Still a million wild acres: unlocking environmental archives in the Pilliga Forest
thesisposted on 2022-03-28, 22:04 authored by Shaun Anthony Grumley
Land use and management in Australia can be broadly categorised into two distinct periods; pre- and post-European settlement in 1788. The Pilliga Forest is the largest remnant woodland in western NSW. It has been proposed that a shift in management regime in the post-European period caused a trophic cascade and instability in the landscape. However, these scenarios have been subjected to minimal scientific investigation. Three continuous cores were taken from three ephemeral wetlands, part of a declared ‘Endangered Ecological Community’ in the Pilliga National Park.
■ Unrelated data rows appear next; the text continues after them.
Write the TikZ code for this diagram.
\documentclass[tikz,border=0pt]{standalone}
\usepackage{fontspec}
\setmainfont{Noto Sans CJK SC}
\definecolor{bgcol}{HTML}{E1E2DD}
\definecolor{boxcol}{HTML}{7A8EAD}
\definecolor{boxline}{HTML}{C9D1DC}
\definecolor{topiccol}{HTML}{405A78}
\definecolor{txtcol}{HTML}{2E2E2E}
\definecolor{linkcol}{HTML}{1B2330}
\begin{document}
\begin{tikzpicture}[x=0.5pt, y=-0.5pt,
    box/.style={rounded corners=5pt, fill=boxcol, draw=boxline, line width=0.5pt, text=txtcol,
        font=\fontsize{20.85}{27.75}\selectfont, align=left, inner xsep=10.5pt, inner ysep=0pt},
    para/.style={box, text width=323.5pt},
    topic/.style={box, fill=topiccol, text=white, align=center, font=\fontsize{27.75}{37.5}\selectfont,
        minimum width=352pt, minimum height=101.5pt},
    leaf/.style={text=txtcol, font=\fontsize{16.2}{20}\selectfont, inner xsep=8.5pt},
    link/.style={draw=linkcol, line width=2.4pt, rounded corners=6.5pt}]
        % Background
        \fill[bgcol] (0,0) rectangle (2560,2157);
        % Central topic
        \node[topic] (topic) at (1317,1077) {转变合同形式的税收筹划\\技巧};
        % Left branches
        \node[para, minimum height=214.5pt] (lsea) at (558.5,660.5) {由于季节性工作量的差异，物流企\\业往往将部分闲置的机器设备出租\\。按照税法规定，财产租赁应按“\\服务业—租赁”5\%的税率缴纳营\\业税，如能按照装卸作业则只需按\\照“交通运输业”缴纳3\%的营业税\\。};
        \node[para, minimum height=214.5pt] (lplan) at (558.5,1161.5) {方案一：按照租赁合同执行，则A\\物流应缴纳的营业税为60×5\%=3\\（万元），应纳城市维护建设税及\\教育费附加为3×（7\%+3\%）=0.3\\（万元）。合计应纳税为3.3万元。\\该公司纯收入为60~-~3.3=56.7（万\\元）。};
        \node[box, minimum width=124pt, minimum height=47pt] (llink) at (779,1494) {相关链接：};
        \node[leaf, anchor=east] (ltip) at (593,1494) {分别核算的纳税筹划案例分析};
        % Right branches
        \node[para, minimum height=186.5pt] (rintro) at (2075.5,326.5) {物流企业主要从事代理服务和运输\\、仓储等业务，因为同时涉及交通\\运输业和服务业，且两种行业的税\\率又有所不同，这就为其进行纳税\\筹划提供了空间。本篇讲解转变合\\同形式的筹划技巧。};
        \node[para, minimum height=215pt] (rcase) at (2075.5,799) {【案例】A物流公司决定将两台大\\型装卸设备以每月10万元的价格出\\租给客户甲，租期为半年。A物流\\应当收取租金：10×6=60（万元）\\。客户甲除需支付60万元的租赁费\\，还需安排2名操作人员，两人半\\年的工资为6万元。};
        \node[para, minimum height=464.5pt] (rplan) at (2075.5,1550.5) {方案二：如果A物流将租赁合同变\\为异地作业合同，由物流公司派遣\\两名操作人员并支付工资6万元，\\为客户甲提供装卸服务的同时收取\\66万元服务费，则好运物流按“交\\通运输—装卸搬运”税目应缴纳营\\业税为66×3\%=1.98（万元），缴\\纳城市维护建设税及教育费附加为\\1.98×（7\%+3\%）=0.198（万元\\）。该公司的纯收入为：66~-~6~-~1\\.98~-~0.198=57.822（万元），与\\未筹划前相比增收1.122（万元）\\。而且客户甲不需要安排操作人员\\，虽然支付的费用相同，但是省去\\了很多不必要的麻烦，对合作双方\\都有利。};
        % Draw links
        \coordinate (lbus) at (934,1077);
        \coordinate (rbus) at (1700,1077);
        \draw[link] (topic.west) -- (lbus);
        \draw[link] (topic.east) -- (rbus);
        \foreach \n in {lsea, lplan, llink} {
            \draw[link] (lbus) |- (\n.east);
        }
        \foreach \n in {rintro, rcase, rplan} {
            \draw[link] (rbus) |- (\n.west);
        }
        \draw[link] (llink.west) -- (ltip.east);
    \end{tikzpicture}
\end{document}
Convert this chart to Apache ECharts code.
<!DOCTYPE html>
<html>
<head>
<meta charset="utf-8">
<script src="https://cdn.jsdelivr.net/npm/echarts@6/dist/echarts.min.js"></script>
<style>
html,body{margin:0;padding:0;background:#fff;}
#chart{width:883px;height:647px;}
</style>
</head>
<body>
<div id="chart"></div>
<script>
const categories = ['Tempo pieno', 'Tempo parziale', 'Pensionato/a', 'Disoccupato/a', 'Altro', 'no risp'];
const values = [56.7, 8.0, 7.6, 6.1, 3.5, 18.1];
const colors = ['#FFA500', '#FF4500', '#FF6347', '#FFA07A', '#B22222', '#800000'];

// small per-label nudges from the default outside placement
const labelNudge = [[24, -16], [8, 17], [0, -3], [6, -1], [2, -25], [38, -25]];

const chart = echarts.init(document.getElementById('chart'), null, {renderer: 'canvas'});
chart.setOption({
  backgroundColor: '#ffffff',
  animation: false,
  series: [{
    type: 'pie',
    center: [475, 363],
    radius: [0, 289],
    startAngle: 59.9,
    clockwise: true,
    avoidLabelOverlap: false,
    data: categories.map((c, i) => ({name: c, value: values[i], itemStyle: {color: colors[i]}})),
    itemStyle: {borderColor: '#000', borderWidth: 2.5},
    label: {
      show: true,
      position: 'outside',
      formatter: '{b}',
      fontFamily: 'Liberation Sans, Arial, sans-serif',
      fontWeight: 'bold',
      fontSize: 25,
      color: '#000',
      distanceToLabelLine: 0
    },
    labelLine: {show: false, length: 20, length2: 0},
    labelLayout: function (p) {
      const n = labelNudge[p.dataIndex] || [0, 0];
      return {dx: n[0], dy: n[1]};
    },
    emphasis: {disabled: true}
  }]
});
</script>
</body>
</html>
Through the application of a multi-proxy approach that incorporates surveying catchment and wetland topography, limnology, sedimentology, geochronology and geochemistry, this project found that sedimentation rates have increased over one order of magnitude in the European period in Old Boo wetland. The wetland was formed ca. 15,000 years ago, as an ephemeral shallow water body and has progressively become wetter and home to a more complex aquatic community. Threats to the wetland appear to be accelerated sedimentation from forestry service tracks, rather than drying or water quality. Management plans should therefore aim at minimising sediment inputs. These findings give partial support to Rolls’ model but do not point to catastrophic change as claimed.